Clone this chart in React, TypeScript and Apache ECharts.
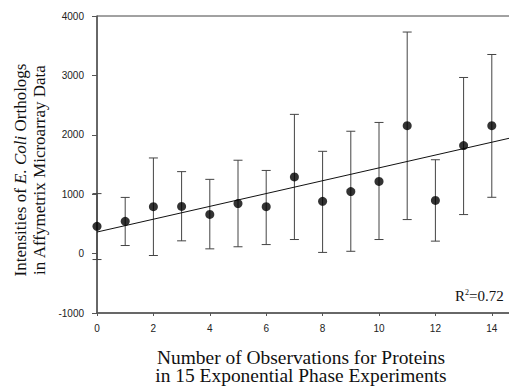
import React, { useEffect, useRef } from "react";
import * as echarts from "echarts";

const xValues = [0, 1, 2, 3, 4, 5, 6, 7, 8, 9, 10, 11, 12, 13, 14];
const meanValues = [459, 543, 790, 795, 660, 842, 790, 1290, 880, 1045, 1215, 2153, 896, 1818, 2153];
const upperValues = [1010, 946, 1610, 1380, 1250, 1572, 1400, 2344, 1722, 2060, 2208, 3730, 1580, 2965, 3352];
const lowerValues = [-100, 136, -32, 215, 80, 115, 152, 237, 20, 39, 237, 573, 210, 657, 948];
const fitX = [0, 15];
const fitY = [363, 1983];
const xMin = 0;
const xMax = 15;
const yTitleLine1 = "{a|Intensities of }{i|E. Coli}{a| Orthologs}";
const yTitleLine2 = "in Affymetrix Microarray Data";
const xTitleLine1 = "Number of Observations for Proteins";
const xTitleLine2 = "in 15 Exponential Phase Experiments";
const r2Label = "{a|R}{s|2}{a|=0.72}";

const SERIF = "'Liberation Serif', 'Times New Roman', serif";
const SANS = "'Liberation Sans', Arial, sans-serif";

export default function App() {
  const ref = useRef<HTMLDivElement>(null);
  useEffect(() => {
    if (!ref.current) return;
    const prevOverflow = document.body.style.overflow;
    document.body.style.overflow = "hidden";
    const chart = echarts.init(ref.current, undefined, { renderer: "svg" });
    const errData = xValues.map((x, i) => [x, lowerValues[i], upperValues[i]]);
    const fmt = (v: number) => String(v);
    const option: any = {
      animation: false,
      grid: { left: 97, top: 16, right: 0, bottom: 73, show: true, borderColor: "#444", borderWidth: 1, backgroundColor: "transparent" },
      xAxis: {
        type: "value",
        position: "bottom",
        min: xMin,
        max: xMax,
        interval: 2,
        splitLine: { show: false },
        axisLine: { show: true, onZero: false, lineStyle: { color: "#555", width: 1.5 } },
        axisTick: { show: true, length: 3, inside: false, lineStyle: { color: "#555" } },
        axisLabel: { color: "#222", fontSize: 10, fontFamily: SANS, margin: 10, showMaxLabel: false, formatter: fmt },
      },
      yAxis: {
        type: "value",
        min: -1000,
        max: 4000,
        interval: 1000,
        splitLine: { show: false },
        axisLine: { show: true, onZero: false, lineStyle: { color: "#555", width: 1.5 } },
        axisTick: { show: true, length: 5, lineStyle: { color: "#555" } },
        axisLabel: { color: "#222", fontSize: 10, fontFamily: SANS, margin: 13, formatter: fmt },
      },
      series: [
        {
          type: "custom",
          data: errData,
          z: 1,
          renderItem: (params: any, api: any) => {
            const x = api.value(0);
            const lo = api.coord([x, api.value(1)]);
            const hi = api.coord([x, api.value(2)]);
            const half = 4.5;
            const style = { stroke: "#444", lineWidth: 1 };
            return {
              type: "group",
              children: [
                { type: "line", shape: { x1: lo[0], y1: lo[1], x2: hi[0], y2: hi[1] }, style },
                { type: "line", shape: { x1: lo[0] - half, y1: lo[1], x2: lo[0] + half, y2: lo[1] }, style },
                { type: "line", shape: { x1: hi[0] - half, y1: hi[1], x2: hi[0] + half, y2: hi[1] }, style },
              ],
            };
          },
        },
        {
          type: "line",
          data: fitX.map((x, i) => [x, fitY[i]]),
          showSymbol: false,
          symbol: "none",
          clip: true,
          lineStyle: { color: "#111", width: 1 },
          z: 2,
        },
        {
          type: "scatter",
          data: xValues.map((x, i) => [x, meanValues[i]]),
          symbol: "circle",
          symbolSize: 9,
          itemStyle: { color: "#000" },
          z: 3,
        },
      ],
      graphic: [
        {
          type: "text",
          x: 20,
          y: 170,
          rotation: Math.PI / 2,
          style: {
            text: yTitleLine1,
            textAlign: "center",
            textVerticalAlign: "middle",
            rich: {
              a: { fontFamily: SERIF, fontSize: 17, fill: "#111" },
              i: { fontFamily: SERIF, fontSize: 17, fontStyle: "italic", fill: "#111" },
            },
          },
        },
        {
          type: "text",
          x: 39,
          y: 170,
          rotation: Math.PI / 2,
          style: {
            text: yTitleLine2,
            textAlign: "center",
            textVerticalAlign: "middle",
            fontFamily: SERIF,
            fontSize: 17,
            fill: "#111",
          },
        },
        {
          type: "text",
          x: 301,
          y: 358,
          scaleX: 1.08,
          style: { text: xTitleLine1, textAlign: "center", textVerticalAlign: "middle", fontFamily: SERIF, fontSize: 18, fill: "#111" },
        },
        {
          type: "text",
          x: 301,
          y: 376,
          scaleX: 1.08,
          style: { text: xTitleLine2, textAlign: "center", textVerticalAlign: "middle", fontFamily: SERIF, fontSize: 18, fill: "#111" },
        },
        {
          type: "text",
          x: 455,
          y: 296,
          style: {
            text: r2Label,
            textAlign: "left",
            textVerticalAlign: "middle",
            rich: {
              a: { fontFamily: SERIF, fontSize: 15, fill: "#111" },
              s: { fontFamily: SERIF, fontSize: 8, fill: "#111", verticalAlign: "top", padding: [0, 0, 8, 0] },
            },
          },
        },
      ],
    };
    chart.setOption(option);
    return () => {
      chart.dispose();
      document.body.style.overflow = prevOverflow;
    };
  }, []);
  return <div ref={ref} style={{ position: "absolute", left: 0, top: 0, width: 520, height: 386 }} />;
}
===============
→ Task statement
From the data above, show each line that contains "React".

→ Worked solution
Clone this chart in React, TypeScript and Apache ECharts.
import React, { useEffect, useRef } from "react";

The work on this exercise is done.